Humeurs noires
Victor est psy en milieu carcéral, et, la moitié de son temps, il écoute les enfants de la taule, ces condamnés pour le pire qui n’ont jamais connu le meilleur, comme Marcus, qui a tué son père boucher qui le battait avec le fusil à aiguiser.
Mais Victor est mal chaussé. La fêlure est en lui. Il rêve souvent d’une rousse, d’un cou marbré par les ombres d’un tilleul, d’un visage, sans nez, sans yeux, sans bouche. Seulement un magma de sang.
Aussi quand on retrouve une femme le visage fracassé sur la grève et qu’un homme auprès du cadavre murmure son nom, Victor ne comprend pas que tout a déjà basculé.
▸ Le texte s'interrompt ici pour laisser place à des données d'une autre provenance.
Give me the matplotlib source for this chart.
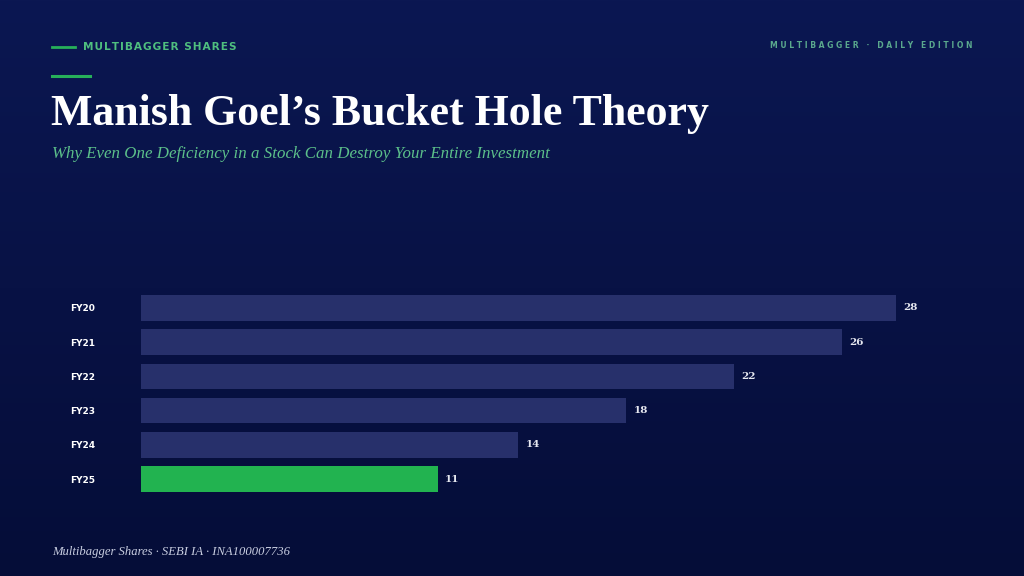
import matplotlib
matplotlib.use('Agg')
import matplotlib.pyplot as plt
import numpy as np
from matplotlib.colors import LinearSegmentedColormap

# data
years = ['FY20', 'FY21', 'FY22', 'FY23', 'FY24', 'FY25']
values = [28, 26, 22, 18, 14, 11]
highlight = 'FY25'

bar_color = '#27306b'
hi_color = '#22b350'
serif = ['Liberation Serif', 'DejaVu Serif']

fig = plt.figure(figsize=(10.24, 5.76), dpi=100)

# background gradient
bg = fig.add_axes([0, 0, 1, 1])
grad = np.linspace(0, 1, 256).reshape(-1, 1)
cmap = LinearSegmentedColormap.from_list('bg', ['#0b1752', '#050d38'])
bg.imshow(grad, aspect='auto', cmap=cmap, extent=[0, 1, 0, 1], origin='upper')
bg.set_xlim(0, 1)
bg.set_ylim(0, 1)
bg.axis('off')

# header
fig.add_artist(plt.Line2D([52/1024, 75/1024], [1-47/576, 1-47/576], color='#27b05a', lw=2))
fig.text(83/1024, 1-47/576, '\u200a'.join('MULTIBAGGER SHARES'), color='#4fbf7f', fontsize=7.6,
         fontweight='bold', va='center', ha='left', family='DejaVu Sans')
fig.text(973/1024, 1-46/576, 'M U L T I B A G G E R   ·   D A I L Y   E D I T I O N',
         color='#5aa88d', fontsize=5.5, fontweight='bold', va='center', ha='right')
fig.add_artist(plt.Line2D([52/1024, 90/1024], [1-76/576, 1-76/576], color='#27b05a', lw=2.2))

fig.text(51/1024, 1-125/576, 'Manish Goel\u2019s Bucket Hole Theory', color='white',
         fontsize=31.6, fontweight='bold', family=serif, va='baseline', ha='left')
fig.text(52/1024, 1-158/576, 'Why Even One Deficiency in a Stock Can Destroy Your Entire Investment',
         color='#5cc08a', fontsize=12.2, style='italic', family=serif,
         va='baseline', ha='left')

fig.text(52/1024, 1-555/576, 'Multibagger Shares · SEBI IA · INA100007736', color='#c8cde0',
         fontsize=9.1, style='italic', family=serif, va='baseline', ha='left')

# chart
ax = fig.add_axes([141/1024, 1-497/576, (30*26.96)/1024, 207/576])
ax.patch.set_alpha(0)
y = np.arange(len(years))
colors = [hi_color if yr == highlight else bar_color for yr in years]
ax.barh(y, values, height=0.75, color=colors)
ax.set_ylim(len(years) - 0.5 + 0.02, -0.5 - 0.02)
ax.set_xlim(0, 30)
for i, v in enumerate(values):
    ax.text(v + 0.28, i, str(v), color='#e6e8f0', fontsize=7.5, fontweight='bold',
            family='DejaVu Serif', va='center', ha='left')
ax.set_yticks(y)
ax.set_yticklabels(years, color='white', fontsize=6.5, fontweight='bold')
for lbl in ax.get_yticklabels():
    lbl.set_ha('left')
    lbl.set_va('center_baseline')
ax.tick_params(axis='y', length=0, pad=51)
ax.set_xticks([])
for s in ax.spines.values():
    s.set_visible(False)

fig.savefig('out.png', dpi=100)
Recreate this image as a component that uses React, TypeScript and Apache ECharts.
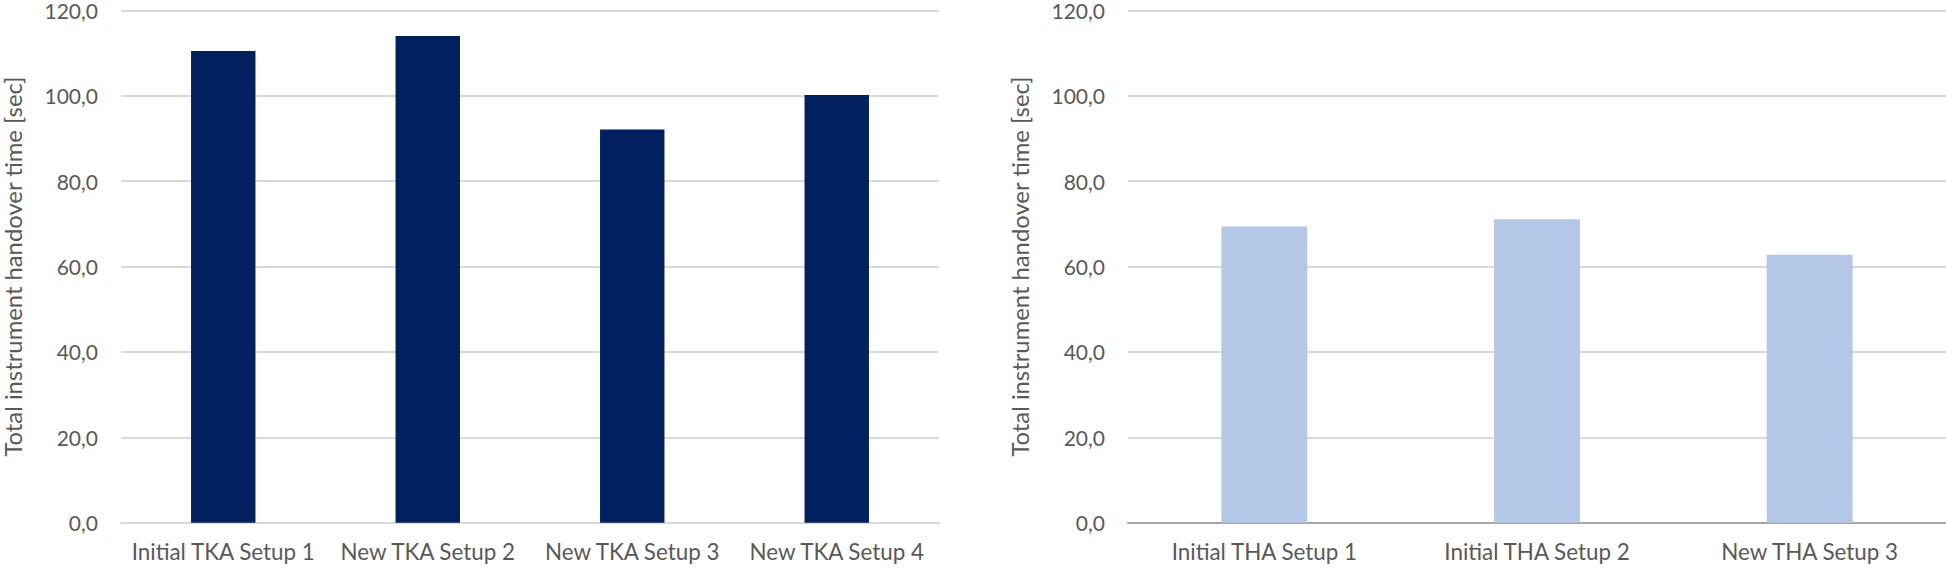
import React, { useEffect, useRef } from "react";
import * as echarts from "echarts";

const tkaCategories = ["Initial TKA Setup 1", "New TKA Setup 2", "New TKA Setup 3", "New TKA Setup 4"];
const tkaValues = [110.5, 114.0, 92.1, 100.2];
const thaCategories = ["Initial THA Setup 1", "Initial THA Setup 2", "New THA Setup 3"];
const thaValues = [69.4, 71.1, 62.8];
const yAxisName = "Total instrument handover time [sec]";
const yMin = 0;
const yMax = 120;
const yInterval = 20;

const FONT = "Lato";

export default function App() {
  const ref = useRef<HTMLDivElement>(null);
  useEffect(() => {
    if (!ref.current) return;
    const chart = echarts.init(ref.current, undefined, { renderer: "svg" });
    const fmt = (v: number) => v.toFixed(1).replace(".", ",");
    const makeY = (gridIndex: number) => ({
      type: "value" as const,
      gridIndex,
      min: yMin,
      max: yMax,
      interval: yInterval,
      name: yAxisName,
      nameLocation: "middle" as const,
      nameRotate: 90,
      nameGap: 96,
      nameTextStyle: { color: "#595959", fontFamily: FONT, fontSize: 23.8 },
      axisLine: { show: false },
      axisTick: { show: false },
      axisLabel: { color: "#595959", fontFamily: FONT, fontSize: 21, lineHeight: 18, margin: 23, formatter: fmt },
      splitLine: { lineStyle: { color: "#d9d9d9", width: 2 } },
    });
    const makeX = (gridIndex: number, data: string[], lineColor: string) => ({
      type: "category" as const,
      gridIndex,
      data,
      axisLine: { lineStyle: { color: lineColor, width: 2 } },
      axisTick: { show: false },
      axisLabel: { color: "#595959", fontFamily: FONT, fontSize: 22.4, margin: 18, interval: 0 },
    });
    chart.setOption({
      animation: false,
      backgroundColor: "#ffffff",
      grid: [
        { left: 121, width: 818, top: 9, bottom: 45.3 },
        { left: 1128, width: 818, top: 9, bottom: 45.3 },
      ],
      xAxis: [makeX(0, tkaCategories, "#d9d9d9"), makeX(1, thaCategories, "#a6a6a6")],
      yAxis: [makeY(0), makeY(1)],
      series: [
        {
          type: "bar",
          xAxisIndex: 0,
          yAxisIndex: 0,
          data: tkaValues,
          barCategoryGap: "68.5%",
          itemStyle: { color: "#002060" },
        },
        {
          type: "bar",
          xAxisIndex: 1,
          yAxisIndex: 1,
          data: thaValues,
          barCategoryGap: "68.5%",
          itemStyle: { color: "#b4c7e7" },
        },
      ],
    });
    return () => chart.dispose();
  }, []);
  return (
    <div
      ref={ref}
      style={{ position: "fixed", left: 0, top: 0, width: 1946, height: 568 }}
    />
  );
}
Entre deux Nesbo, j’avais ouvert Somb de Max Monnehay, croyant faire une pause. Funeste erreur. Il y a chez cette auteure (hé oui Max est une femme) une virtuosité narrative et un sens du suspense qui n’est pas sans rappeler Jo. J’ai lu les 294 pages d’une traite. Donc ne comptez pas sur moi pour vous résumer l’intrigue : résumer, c’est dégonfler.
En revanche, sa touche personnelle, sa petite musique intime, ses mots ne sont qu’à elle. On mène toujours les combats qu’on aime, même si on a peu de chance de les gagner.
Partir en guerre contre le cynisme en est un exemple : “Me too… Les femmes avaient besoin de faire un peu de raffut pour avoir l’impression d’être écoutées. […] C’était malin de leur part. Mais pas très efficace […] Cantat chante, Polanski tourne, Tron a été acquitté et même Weinstein se dore les poils de cul * dans des pseudos-cliniques de luxe luttant contre les addictions à dix mille dollars la nuit”. (page 190)
Humaniser le monde de la prison en est aussi un autre : “Le problème avec Marcus [est] qu’il ait été emprisonné alors qu’il n’était encore qu’un gamin [devenant ainsi] un pur produit du système carcéral français. Un enfant de la taule”. (page 201)
Rendre la justice en est enfin un autre : “Les innocents ne pensent pas à se défendre. Ils vivent dans l’illusion que leur innocence suffira à les sortir de là. […] Les coupables font souvent de meilleurs innocents”. (page 179)
Mais, et c’est sans doute là, son tour de sentiment, ce livre, dans quelques lignes, peut vous faire venir les larmes aux yeux. Les mots sont si puissants que le film, c’est vous qui vous le faites. Un peu comme si le livre que vous teniez dans les mains était celui dont vous êtes le sombre héros de l’amer. Noir Désir a sombré. Pourquoi pas vous ?
François Braud
■ Somb, Max Monnehay, Seuil, Cadre noir, mars 2020, 294 pages, 18,50 e.